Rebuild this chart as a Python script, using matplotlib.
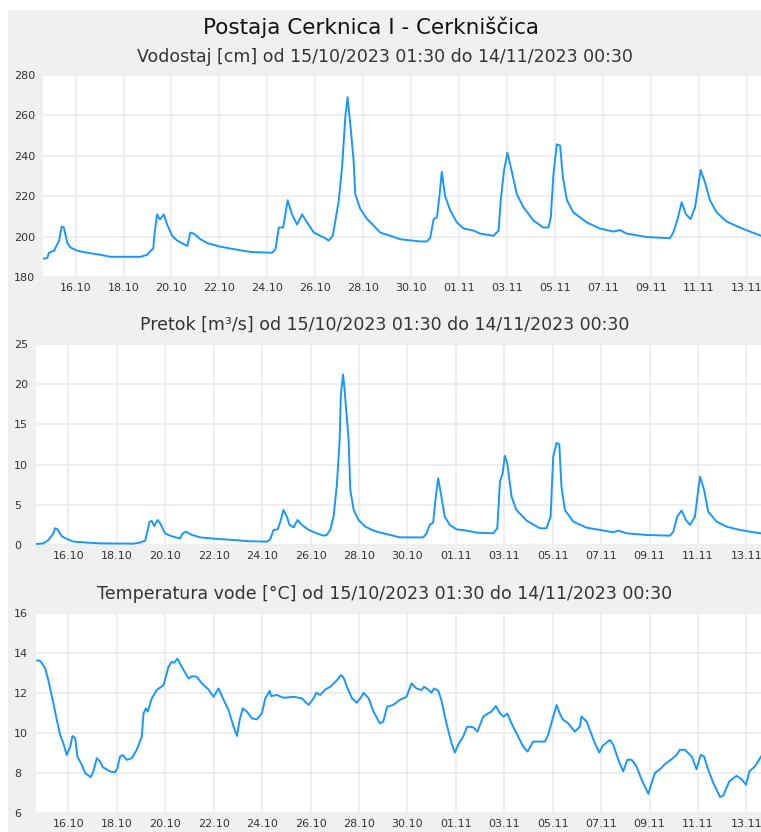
import matplotlib
matplotlib.use("Agg")
import matplotlib.pyplot as plt
from matplotlib.patches import Rectangle

# ---------------- data (x = day in tick space; 16 = 16.10, 32 = 01.11) -------------
tick_days = [16, 18, 20, 22, 24, 26, 28, 30, 32, 34, 36, 38, 40, 42, 44]
tick_labels = ['16.10', '18.10', '20.10', '22.10', '24.10', '26.10', '28.10', '30.10',
               '01.11', '03.11', '05.11', '07.11', '09.11', '11.11', '13.11']

lvl_day = [14.65, 14.82, 14.89, 15.10, 15.31, 15.42, 15.51, 15.65, 15.79, 16.07, 16.49,
           17.04, 17.46, 18.71, 18.99, 19.13, 19.24, 19.29, 19.40, 19.52, 19.68, 19.82,
           20.03, 20.24, 20.66, 20.79, 20.93, 21.21, 21.49, 22.04, 22.60, 23.30, 24.20,
           24.34, 24.48, 24.66, 24.85, 25.03, 25.24, 25.45, 25.66, 25.94, 26.21, 26.42,
           26.56, 26.73, 26.84, 26.98, 27.12, 27.26, 27.35, 27.46, 27.60, 27.67, 27.88,
           28.16, 28.44, 28.71, 29.13, 29.55, 30.38, 30.66, 30.80, 30.94, 31.08, 31.19,
           31.28, 31.42, 31.63, 31.91, 32.19, 32.60, 32.88, 33.44, 33.65, 33.74, 33.88,
           34.02, 34.16, 34.41, 34.69, 35.11, 35.52, 35.73, 35.83, 35.94, 36.08, 36.22,
           36.33, 36.50, 36.77, 37.33, 37.88, 38.44, 38.72, 38.99, 39.83, 40.80, 40.94,
           41.12, 41.29, 41.47, 41.66, 41.85, 42.08, 42.26, 42.47, 42.75, 43.16, 43.72,
           44.14, 44.60]
lvl_cm = [189, 189.5, 192, 193, 198, 205, 204.5, 197, 194.6, 193, 192,
          191, 190, 190, 191, 193, 194, 201, 211, 208.5, 211, 206,
          200.4, 198, 195.4, 202, 201.5, 198.7, 196.8, 195, 193.8, 192.4, 192,
          193.8, 204.5, 204.5, 218, 211, 206, 211, 207, 202, 200.4, 199.2,
          198, 200.4, 207.9, 217.8, 234.4, 260, 269, 256, 237.7, 221, 213.7,
          208.7, 205.4, 202, 200.4, 198.7, 197.6, 197.6, 199.5, 208.7, 209.6, 221,
          232, 220, 213, 207, 204, 203, 201.5, 200.4, 203, 218, 233,
          241.5, 234.4, 221, 214.5, 207.9, 204.5, 204.5, 209.6, 231, 245.7, 245,
          229.5, 218, 212, 207, 204, 202.5, 203.2, 201.5, 199.8, 199.2, 202,
          208.7, 217, 211, 208.7, 214.5, 233, 227, 218, 212, 207.5, 204.5,
          202.5, 200.4]

q_day = [14.62, 14.97, 15.17, 15.38, 15.45, 15.55, 15.72, 15.93, 16.21, 16.76, 17.31,
         18.69, 18.96, 19.17, 19.24, 19.35, 19.44, 19.54, 19.68, 19.79, 19.99, 20.20,
         20.48, 20.61, 20.72, 20.86, 21.10, 21.44, 21.99, 22.82, 23.51, 24.20, 24.33,
         24.47, 24.64, 24.75, 24.88, 25.02, 25.13, 25.30, 25.46, 25.64, 25.92, 26.26,
         26.54, 26.67, 26.81, 26.95, 27.09, 27.20, 27.25, 27.34, 27.39, 27.47, 27.57,
         27.64, 27.78, 27.98, 28.26, 28.60, 28.88, 29.41, 29.68, 30.65, 30.79, 30.92,
         31.06, 31.17, 31.27, 31.38, 31.54, 31.75, 32.02, 32.44, 32.85, 33.54, 33.71,
         33.82, 33.93, 34.02, 34.12, 34.30, 34.50, 34.92, 35.47, 35.74, 35.91, 36.02,
         36.16, 36.27, 36.36, 36.50, 36.85, 37.40, 37.95, 38.50, 38.71, 39.05, 39.88,
         40.84, 40.98, 41.14, 41.32, 41.50, 41.67, 41.87, 42.08, 42.25, 42.42, 42.77,
         43.18, 43.73, 44.15, 44.60]
q_m3s = [0.12, 0.2, 0.6, 1.45, 2.08, 1.95, 1.1, 0.75, 0.42, 0.3, 0.2,
         0.17, 0.3, 0.54, 1.45, 2.9, 3.0, 2.37, 3.1, 2.7, 1.45, 1.16,
         0.91, 0.83, 1.45, 1.66, 1.25, 0.95, 0.79, 0.62, 0.46, 0.42, 0.7,
         1.87, 1.95, 2.9, 4.36, 3.53, 2.5, 2.2, 3.11, 2.5, 1.87, 1.45,
         1.16, 1.25, 1.87, 3.53, 7.68, 13.1, 18.7, 21.2, 19.8, 16.8, 13.1,
         6.85, 4.36, 3.11, 2.28, 1.79, 1.54, 1.16, 0.95, 0.95, 1.45, 2.5,
         2.78, 6.0, 8.3, 6.4, 3.53, 2.5, 1.95, 1.79, 1.54, 1.45, 2.08,
         7.9, 8.9, 11.1, 10.2, 6.0, 4.36, 3.03, 2.08, 2.08, 3.53, 11.0,
         12.7, 12.5, 7.27, 4.36, 2.9, 2.16, 1.87, 1.58, 1.79, 1.45, 1.25,
         1.16, 1.66, 3.53, 4.28, 3.11, 2.5, 3.53, 8.5, 6.85, 4.15, 2.9,
         2.28, 1.87, 1.66, 1.45]

t_day = [14.62, 14.83, 14.90, 15.04, 15.17, 15.38, 15.52, 15.66, 15.79, 15.93, 16.07,
         16.17, 16.28, 16.37, 16.55, 16.69, 16.92, 17.03, 17.17, 17.31, 17.42, 17.72,
         17.93, 18.02, 18.13, 18.24, 18.41, 18.62, 18.82, 19.03, 19.10, 19.20, 19.28,
         19.44, 19.65, 19.93, 20.13, 20.27, 20.37, 20.50, 20.68, 20.82, 20.96, 21.10,
         21.30, 21.51, 21.78, 21.99, 22.20, 22.38, 22.61, 22.82, 22.96, 23.07, 23.20,
         23.37, 23.58, 23.78, 23.99, 24.13, 24.31, 24.36, 24.61, 24.88, 25.30, 25.64,
         25.92, 26.12, 26.23, 26.40, 26.61, 26.81, 27.09, 27.25, 27.36, 27.50, 27.71,
         27.91, 28.05, 28.19, 28.40, 28.60, 28.86, 29.00, 29.16, 29.41, 29.68, 29.96,
         30.17, 30.37, 30.58, 30.69, 30.85, 30.99, 31.10, 31.27, 31.40, 31.61, 31.82,
         31.96, 32.09, 32.30, 32.47, 32.71, 32.89, 33.13, 33.33, 33.47, 33.65, 33.82,
         33.98, 34.12, 34.30, 34.57, 34.78, 34.96, 35.19, 35.44, 35.68, 35.81, 36.02,
         36.16, 36.29, 36.41, 36.64, 36.91, 37.12, 37.19, 37.40, 37.53, 37.74, 37.92,
         38.06, 38.36, 38.50, 38.71, 38.91, 39.08, 39.26, 39.46, 39.67, 39.95, 40.08,
         40.22, 40.43, 40.63, 40.91, 41.12, 41.25, 41.46, 41.74, 41.94, 42.11, 42.25,
         42.42, 42.63, 42.91, 43.04, 43.29, 43.59, 43.80, 43.98, 44.12, 44.35, 44.60]
t_degc = [13.64, 13.61, 13.5, 13.23, 12.64, 11.48, 10.65, 9.9, 9.49, 8.9, 9.32,
          9.85, 9.74, 8.82, 8.41, 8.0, 7.79, 8.08, 8.74, 8.57, 8.29, 8.08,
          8.03, 8.24, 8.82, 8.9, 8.66, 8.74, 9.16, 9.82, 10.98, 11.23, 11.07,
          11.73, 12.15, 12.4, 13.31, 13.56, 13.51, 13.72, 13.31, 13.01, 12.73, 12.84,
          12.81, 12.48, 12.18, 11.81, 12.23, 11.73, 11.15, 10.32, 9.85, 10.65, 11.23,
          11.07, 10.73, 10.68, 10.98, 11.73, 12.11, 11.85, 11.9, 11.76, 11.81, 11.73,
          11.4, 11.73, 12.01, 11.9, 12.18, 12.31, 12.64, 12.89, 12.78, 12.31, 11.73,
          11.51, 11.73, 12.01, 11.73, 11.07, 10.48, 10.57, 11.32, 11.4, 11.65, 11.81,
          12.48, 12.23, 12.15, 12.31, 12.18, 12.01, 12.23, 12.11, 11.65, 10.48, 9.49,
          9.02, 9.41, 9.82, 10.32, 10.29, 10.07, 10.82, 10.98, 11.07, 11.35, 10.98,
          10.82, 10.98, 10.48, 9.82, 9.32, 9.07, 9.57, 9.57, 9.57, 9.9, 10.82,
          11.4, 10.98, 10.68, 10.48, 10.07, 10.32, 10.82, 10.57, 10.15, 9.49, 9.02,
          9.36, 9.65, 9.41, 8.66, 8.08, 8.66, 8.66, 8.33, 7.66, 6.96, 7.5,
          8.0, 8.19, 8.44, 8.69, 8.91, 9.16, 9.16, 8.82, 8.19, 8.91, 8.82,
          8.16, 7.5, 6.8, 6.87, 7.58, 7.86, 7.69, 7.41, 8.08, 8.33, 8.82]

title = "Postaja Cerknica I - Cerkniščica"
subtitles = ["Vodostaj [cm] od 15/10/2023 01:30 do 14/11/2023 00:30",
             "Pretok [m³/s] od 15/10/2023 01:30 do 14/11/2023 00:30",
             "Temperatura vode [°C] od 15/10/2023 01:30 do 14/11/2023 00:30"]
y_ticks = [[180, 200, 220, 240, 260, 280], [0, 5, 10, 15, 20, 25], [6, 8, 10, 12, 14, 16]]
y_lims = [(180, 280), (0, 25), (6, 16)]

# ---------------- figure ----------------
W, H = 761, 832
fig = plt.figure(figsize=(W / 100, H / 100), dpi=100, facecolor='white')
bg = Rectangle((8 / W, 0), 1 - 8 / W, 1 - 10 / H, transform=fig.transFigure,
               facecolor='#f0f0f0', edgecolor='none', zorder=-10)
fig.add_artist(bg)

LINE = '#1a97f7'
GRID = '#ebebeb'
TXT = '#333333'

# (left_px, top_px, bottom_px)
boxes = [(43, 75, 277), (35.5, 344, 545), (35.5, 613, 813)]
series = [(lvl_day, lvl_cm), (q_day, q_m3s), (t_day, t_degc)]
sub_y = [57, 325, 594]

for i, ((l, t, b), (xd, yd)) in enumerate(zip(boxes, series)):
    ax = fig.add_axes([l / W, (H - b) / H, (W - l) / W, (b - t) / H])
    ax.set_zorder(1)
    ax.set_facecolor('white')
    ax.plot(xd, yd, color=LINE, lw=1.4, zorder=3)
    ax.set_xlim(14.64, 44.6)
    ax.set_ylim(*y_lims[i])
    ax.set_xticks(tick_days)
    ax.set_xticklabels(tick_labels)
    ax.set_yticks(y_ticks[i])
    ax.grid(True, color=GRID, lw=1.2, zorder=1)
    ax.set_axisbelow(True)
    for s in ax.spines.values():
        s.set_visible(False)
    ypad = (l - 14) * 0.72
    ax.tick_params(axis='y', length=0, pad=ypad, labelsize=8, labelcolor=TXT)
    ax.tick_params(axis='x', length=0, pad=4, labelsize=8, labelcolor=TXT)
    for lab in ax.get_yticklabels():
        lab.set_horizontalalignment('left')
    fig.text(384.5 / W, 1 - sub_y[i] / H, subtitles[i], ha='center', va='center',
             fontsize=12.5, color=TXT, zorder=5)

fig.text(371 / W, 1 - 27 / H, title, ha='center', va='center', fontsize=15.5,
         color='#111111', zorder=5)

fig.savefig('out.png', dpi=100, facecolor=fig.get_facecolor())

==*==

[Your instructions]
Write out again exactly the lines from the start of the data above through the line containing "from matplotlib.patches import Rectangle", inclusive, excluding any pictures.

[Problem solution]
Rebuild this chart as a Python script, using matplotlib.
import matplotlib
matplotlib.use("Agg")
import matplotlib.pyplot as plt
from matplotlib.patches import Rectangle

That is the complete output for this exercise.